**INPUT ROWS**
━━━━━━━━━━━━━━━━━━━━━━━━━━━━━━

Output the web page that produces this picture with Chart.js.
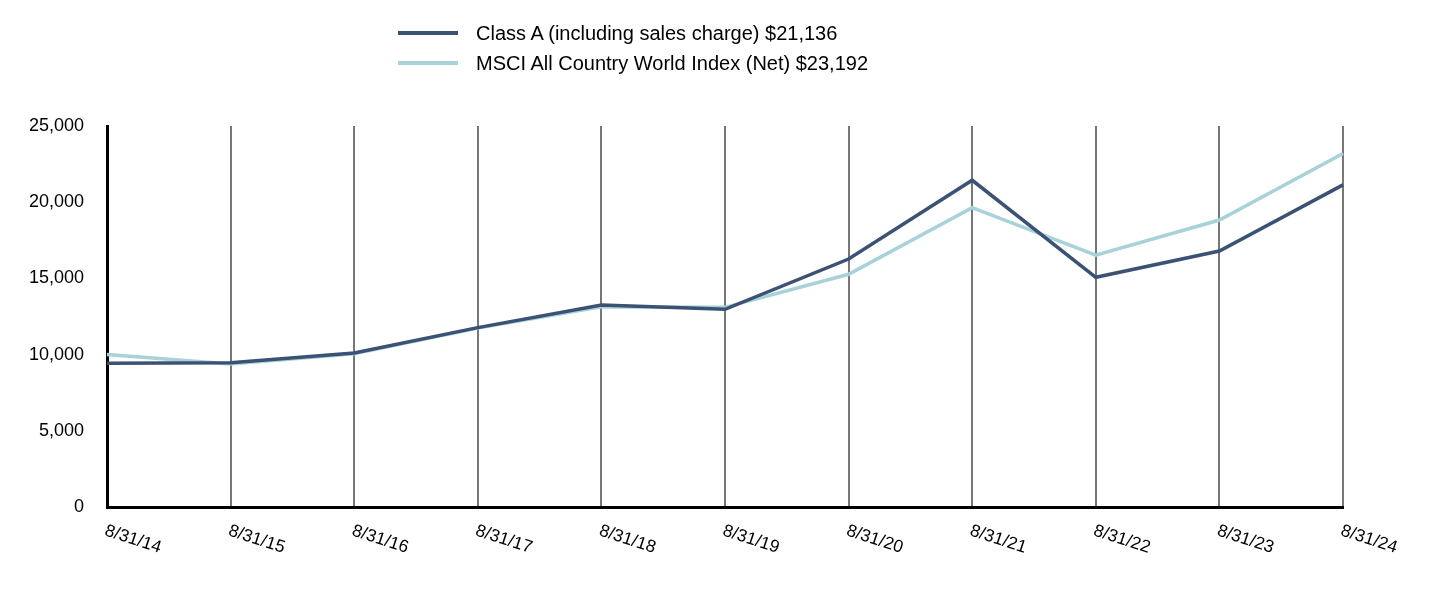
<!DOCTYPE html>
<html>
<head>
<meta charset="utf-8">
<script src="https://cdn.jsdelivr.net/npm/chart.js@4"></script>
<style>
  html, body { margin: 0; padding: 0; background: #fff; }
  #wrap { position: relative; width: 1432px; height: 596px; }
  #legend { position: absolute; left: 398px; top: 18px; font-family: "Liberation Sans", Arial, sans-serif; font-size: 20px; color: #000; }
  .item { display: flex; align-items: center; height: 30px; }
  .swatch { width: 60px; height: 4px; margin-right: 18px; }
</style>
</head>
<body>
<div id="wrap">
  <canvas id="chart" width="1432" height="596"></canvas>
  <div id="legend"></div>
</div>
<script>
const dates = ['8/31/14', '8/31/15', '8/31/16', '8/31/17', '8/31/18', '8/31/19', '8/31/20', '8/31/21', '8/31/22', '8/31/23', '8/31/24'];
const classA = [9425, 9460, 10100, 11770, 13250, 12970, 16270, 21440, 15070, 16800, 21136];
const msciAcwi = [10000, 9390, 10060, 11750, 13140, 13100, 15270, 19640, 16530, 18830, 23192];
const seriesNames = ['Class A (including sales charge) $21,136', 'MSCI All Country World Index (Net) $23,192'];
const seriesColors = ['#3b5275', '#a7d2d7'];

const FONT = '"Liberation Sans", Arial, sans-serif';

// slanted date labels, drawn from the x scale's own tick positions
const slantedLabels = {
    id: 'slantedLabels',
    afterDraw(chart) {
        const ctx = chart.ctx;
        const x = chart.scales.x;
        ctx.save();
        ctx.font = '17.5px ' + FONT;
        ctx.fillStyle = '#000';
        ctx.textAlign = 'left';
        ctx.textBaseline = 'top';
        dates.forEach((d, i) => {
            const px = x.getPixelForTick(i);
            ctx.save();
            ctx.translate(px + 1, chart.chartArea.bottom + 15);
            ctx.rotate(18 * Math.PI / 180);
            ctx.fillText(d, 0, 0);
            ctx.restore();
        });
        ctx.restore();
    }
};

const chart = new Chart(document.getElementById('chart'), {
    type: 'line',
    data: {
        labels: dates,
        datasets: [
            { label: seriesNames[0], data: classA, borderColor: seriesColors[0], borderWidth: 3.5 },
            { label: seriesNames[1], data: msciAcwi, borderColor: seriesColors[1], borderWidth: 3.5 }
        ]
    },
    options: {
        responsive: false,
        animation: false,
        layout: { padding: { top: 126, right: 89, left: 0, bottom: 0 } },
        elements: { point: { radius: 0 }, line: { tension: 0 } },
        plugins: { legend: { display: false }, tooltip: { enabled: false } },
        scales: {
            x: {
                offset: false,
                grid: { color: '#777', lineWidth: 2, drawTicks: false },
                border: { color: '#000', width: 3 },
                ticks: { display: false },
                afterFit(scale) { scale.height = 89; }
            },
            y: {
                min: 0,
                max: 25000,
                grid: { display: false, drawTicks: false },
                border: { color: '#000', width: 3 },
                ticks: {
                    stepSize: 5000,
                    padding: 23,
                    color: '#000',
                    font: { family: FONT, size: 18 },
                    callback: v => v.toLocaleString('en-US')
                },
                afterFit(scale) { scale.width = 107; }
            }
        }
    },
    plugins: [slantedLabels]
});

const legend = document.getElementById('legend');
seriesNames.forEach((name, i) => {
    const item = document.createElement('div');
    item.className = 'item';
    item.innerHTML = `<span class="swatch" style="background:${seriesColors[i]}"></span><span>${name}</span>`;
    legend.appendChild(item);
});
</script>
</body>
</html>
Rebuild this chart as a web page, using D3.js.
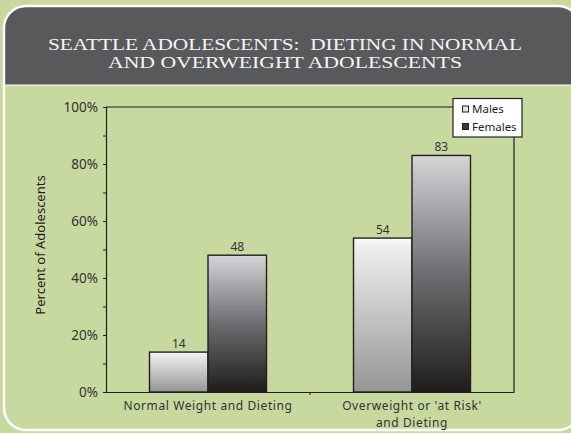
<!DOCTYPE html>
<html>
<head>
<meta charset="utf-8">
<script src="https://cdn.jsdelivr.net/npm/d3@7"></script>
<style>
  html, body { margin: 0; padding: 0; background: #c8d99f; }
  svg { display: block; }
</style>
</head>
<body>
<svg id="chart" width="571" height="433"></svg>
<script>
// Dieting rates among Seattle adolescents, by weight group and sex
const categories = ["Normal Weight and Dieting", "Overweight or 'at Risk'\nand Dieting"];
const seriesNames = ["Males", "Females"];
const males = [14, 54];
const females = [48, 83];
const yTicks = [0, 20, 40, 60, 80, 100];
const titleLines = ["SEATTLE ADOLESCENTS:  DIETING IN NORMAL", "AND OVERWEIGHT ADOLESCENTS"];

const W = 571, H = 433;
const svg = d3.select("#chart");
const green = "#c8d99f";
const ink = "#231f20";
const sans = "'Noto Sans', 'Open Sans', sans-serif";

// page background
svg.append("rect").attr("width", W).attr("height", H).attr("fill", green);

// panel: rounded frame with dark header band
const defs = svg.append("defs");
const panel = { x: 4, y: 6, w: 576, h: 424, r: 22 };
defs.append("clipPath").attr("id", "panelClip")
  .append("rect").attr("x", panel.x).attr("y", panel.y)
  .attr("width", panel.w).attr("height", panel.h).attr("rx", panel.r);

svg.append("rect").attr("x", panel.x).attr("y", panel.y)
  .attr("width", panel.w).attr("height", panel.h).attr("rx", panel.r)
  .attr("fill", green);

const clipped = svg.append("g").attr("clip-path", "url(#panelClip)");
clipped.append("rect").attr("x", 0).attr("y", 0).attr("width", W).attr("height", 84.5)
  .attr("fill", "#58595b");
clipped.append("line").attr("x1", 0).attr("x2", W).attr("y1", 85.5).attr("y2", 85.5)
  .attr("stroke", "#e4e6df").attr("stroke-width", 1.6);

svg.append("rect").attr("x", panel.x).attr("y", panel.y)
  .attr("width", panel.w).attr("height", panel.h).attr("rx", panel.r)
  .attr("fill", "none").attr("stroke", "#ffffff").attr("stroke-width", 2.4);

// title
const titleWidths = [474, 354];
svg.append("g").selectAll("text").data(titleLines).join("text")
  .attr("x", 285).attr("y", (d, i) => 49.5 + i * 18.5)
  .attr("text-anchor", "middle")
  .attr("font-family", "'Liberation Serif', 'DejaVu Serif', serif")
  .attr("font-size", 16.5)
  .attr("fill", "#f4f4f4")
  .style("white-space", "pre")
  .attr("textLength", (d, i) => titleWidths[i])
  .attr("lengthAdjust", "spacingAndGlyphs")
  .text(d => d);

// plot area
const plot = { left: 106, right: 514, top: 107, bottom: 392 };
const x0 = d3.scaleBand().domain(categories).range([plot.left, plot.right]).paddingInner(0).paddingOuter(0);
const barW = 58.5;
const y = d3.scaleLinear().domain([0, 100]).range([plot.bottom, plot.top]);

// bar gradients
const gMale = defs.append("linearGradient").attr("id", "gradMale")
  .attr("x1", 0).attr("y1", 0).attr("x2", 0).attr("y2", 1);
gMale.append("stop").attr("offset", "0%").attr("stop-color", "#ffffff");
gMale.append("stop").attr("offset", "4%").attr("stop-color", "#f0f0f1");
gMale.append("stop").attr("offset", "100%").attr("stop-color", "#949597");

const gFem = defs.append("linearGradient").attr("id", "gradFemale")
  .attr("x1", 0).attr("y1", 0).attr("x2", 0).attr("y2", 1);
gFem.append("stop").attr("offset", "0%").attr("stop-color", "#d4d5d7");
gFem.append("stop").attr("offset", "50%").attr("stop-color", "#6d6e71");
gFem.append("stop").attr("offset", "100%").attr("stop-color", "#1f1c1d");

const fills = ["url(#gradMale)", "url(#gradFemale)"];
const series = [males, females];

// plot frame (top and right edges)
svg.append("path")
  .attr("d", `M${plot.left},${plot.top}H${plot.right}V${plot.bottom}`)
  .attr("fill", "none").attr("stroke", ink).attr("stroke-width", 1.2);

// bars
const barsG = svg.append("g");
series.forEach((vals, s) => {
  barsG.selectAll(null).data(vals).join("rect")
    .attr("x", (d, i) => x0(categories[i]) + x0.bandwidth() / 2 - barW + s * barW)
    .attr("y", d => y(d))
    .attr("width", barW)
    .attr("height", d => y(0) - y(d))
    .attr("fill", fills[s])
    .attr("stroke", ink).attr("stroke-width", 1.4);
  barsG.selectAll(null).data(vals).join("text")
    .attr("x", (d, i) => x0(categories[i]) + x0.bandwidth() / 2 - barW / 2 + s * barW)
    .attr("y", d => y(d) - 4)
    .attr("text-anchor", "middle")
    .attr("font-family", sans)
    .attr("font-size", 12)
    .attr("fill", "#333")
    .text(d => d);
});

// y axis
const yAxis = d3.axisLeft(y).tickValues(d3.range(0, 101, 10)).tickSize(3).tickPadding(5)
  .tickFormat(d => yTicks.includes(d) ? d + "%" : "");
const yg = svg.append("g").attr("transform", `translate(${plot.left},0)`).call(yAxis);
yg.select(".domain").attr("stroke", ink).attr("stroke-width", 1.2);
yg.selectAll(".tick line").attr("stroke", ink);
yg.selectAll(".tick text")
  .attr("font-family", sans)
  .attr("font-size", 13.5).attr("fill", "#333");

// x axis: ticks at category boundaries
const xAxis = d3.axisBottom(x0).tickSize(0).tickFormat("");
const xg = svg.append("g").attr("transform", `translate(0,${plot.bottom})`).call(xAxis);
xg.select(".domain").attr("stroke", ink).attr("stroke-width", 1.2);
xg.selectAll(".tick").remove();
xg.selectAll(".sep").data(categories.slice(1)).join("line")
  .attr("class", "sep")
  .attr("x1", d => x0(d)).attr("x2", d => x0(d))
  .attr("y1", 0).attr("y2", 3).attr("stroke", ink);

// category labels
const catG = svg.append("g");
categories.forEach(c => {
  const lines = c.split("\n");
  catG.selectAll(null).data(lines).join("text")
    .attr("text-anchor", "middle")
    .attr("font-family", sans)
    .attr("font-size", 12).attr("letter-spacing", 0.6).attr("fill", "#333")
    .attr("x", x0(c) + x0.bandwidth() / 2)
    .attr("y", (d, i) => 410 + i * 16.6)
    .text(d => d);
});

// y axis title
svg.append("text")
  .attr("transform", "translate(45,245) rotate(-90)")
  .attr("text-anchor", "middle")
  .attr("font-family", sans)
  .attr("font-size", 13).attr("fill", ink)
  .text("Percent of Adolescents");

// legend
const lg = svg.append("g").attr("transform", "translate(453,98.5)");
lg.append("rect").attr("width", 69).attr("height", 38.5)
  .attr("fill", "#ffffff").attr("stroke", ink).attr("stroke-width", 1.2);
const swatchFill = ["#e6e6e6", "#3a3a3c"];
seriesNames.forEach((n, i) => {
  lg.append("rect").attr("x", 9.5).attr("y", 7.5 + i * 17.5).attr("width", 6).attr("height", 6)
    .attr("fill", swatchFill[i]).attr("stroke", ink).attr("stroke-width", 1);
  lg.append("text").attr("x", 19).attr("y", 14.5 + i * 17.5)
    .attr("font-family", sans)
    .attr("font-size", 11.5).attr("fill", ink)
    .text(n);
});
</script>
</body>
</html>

━━━━━━━━━━━━━━━━━━━━━━━━━━━━━━

**DESCRIPTION OF THE TASK**
Reproduce every line from the entries that holds the word "page".

**EXERCISE ANSWER**
Output the web page that produces this picture with Chart.js.
Rebuild this chart as a web page, using D3.js.
// page background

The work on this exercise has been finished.